On 6 August, at a town-hall-style meeting in Delhi, Prime Minister Narendra Modi spoke out against self-styled gau rakshaks, or cow protectors, declaring that 80 percent of them were fake. “I feel angry when people, in the name of cow protection, do business,” the Indian Express reported him as saying. It had been nearly a month since seven Dalits were flogged in the city of Una in Gujarat, for skinning a dead cow. Since then, the state had witnessed a storm of protests by Dalits, who took to the streets in rage against the assault. The agitations refused to die down in the weeks that followed, building pressure on Modi to address the issue.
The prime minister’s comments on the matter, however, both in Delhi and in Telangana the next day, were not an outright condemnation of those who unleash violence in the name of protecting cows. Rather, he directed his ire specifically at what he claimed were fake gau rakshaks—suggesting, perhaps, that there were also genuine vigilantes whose aggressive tactics of cow protection he found acceptable.
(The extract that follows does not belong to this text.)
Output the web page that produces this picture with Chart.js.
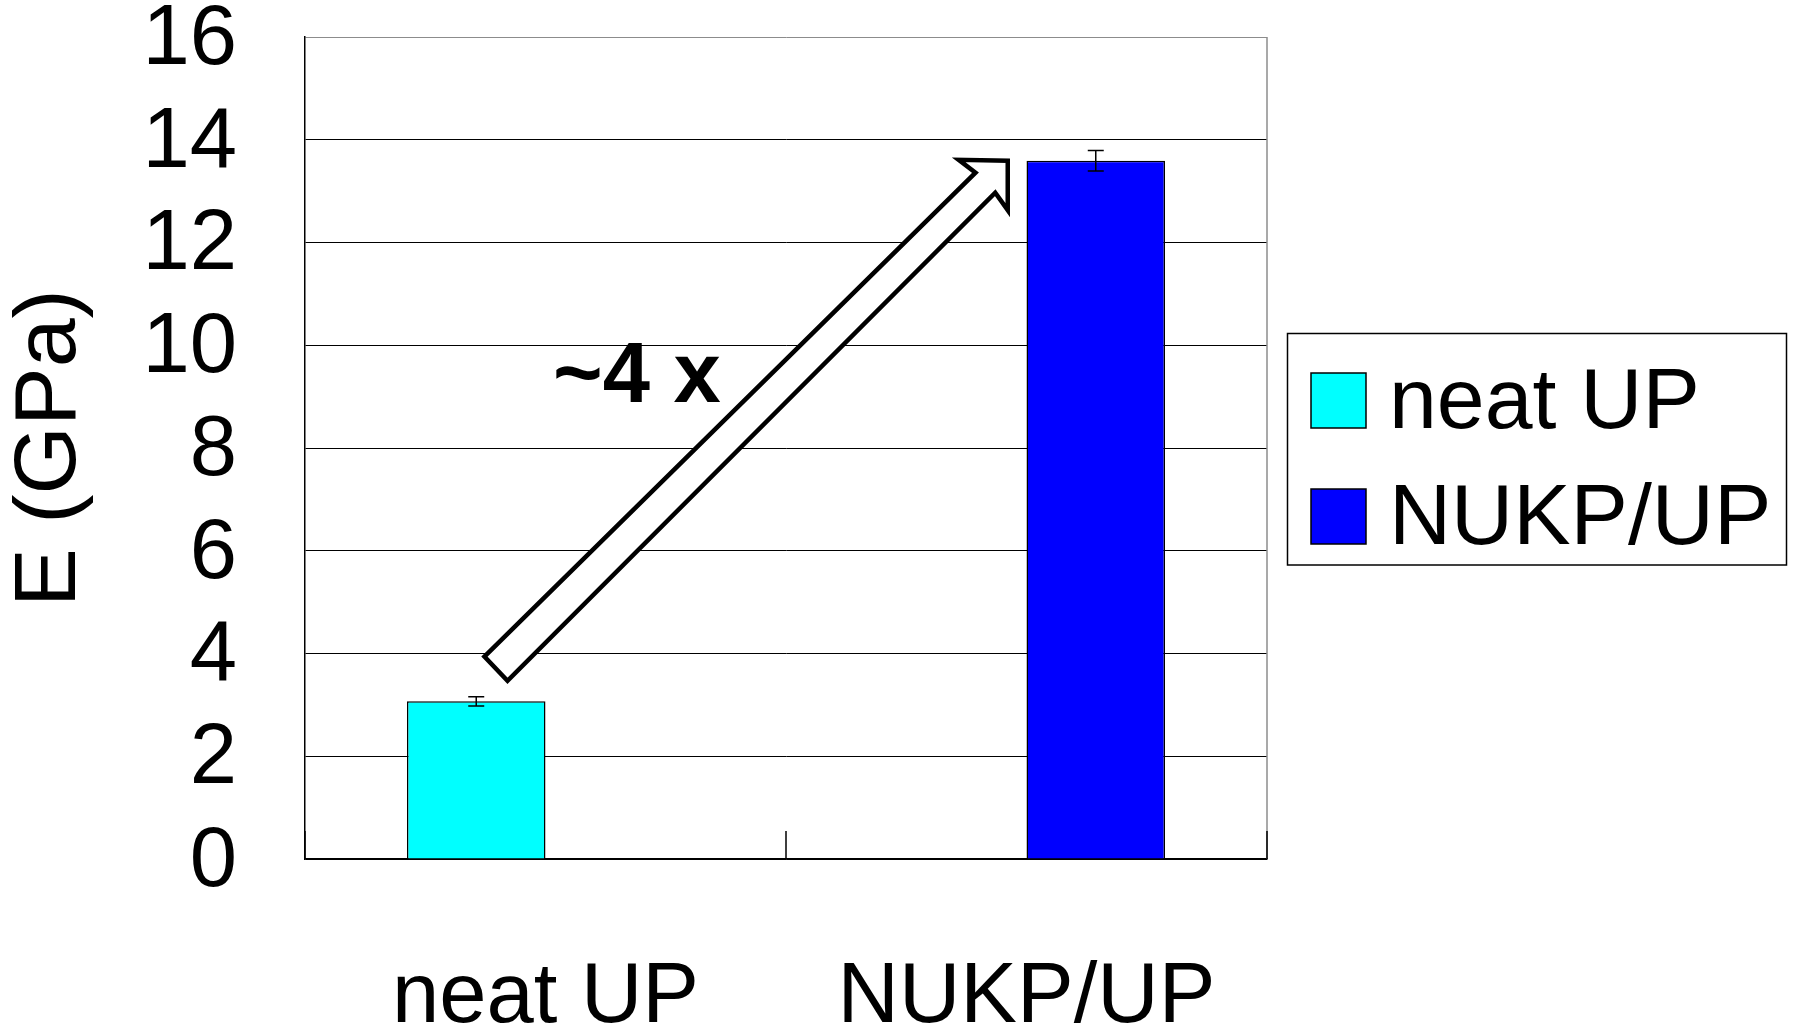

The prime minister’s remarks were followed by a quick succession of reactions from the Hindutva camp—specifically the Rashtriya Swayamsevak Sangh and the Vishva Hindu Parishad—that were indicative of the push-and-pull negotiations that take place within these organisations on key issues. The senior RSS leader Suresh Bhaiyyaji Joshi issued a statement the day after the Delhi meeting that broadly supported Modi’s views. Joshi called on people to separate the “condemnable efforts of a few opportunists” with those carrying out “the good work” of gau raksha.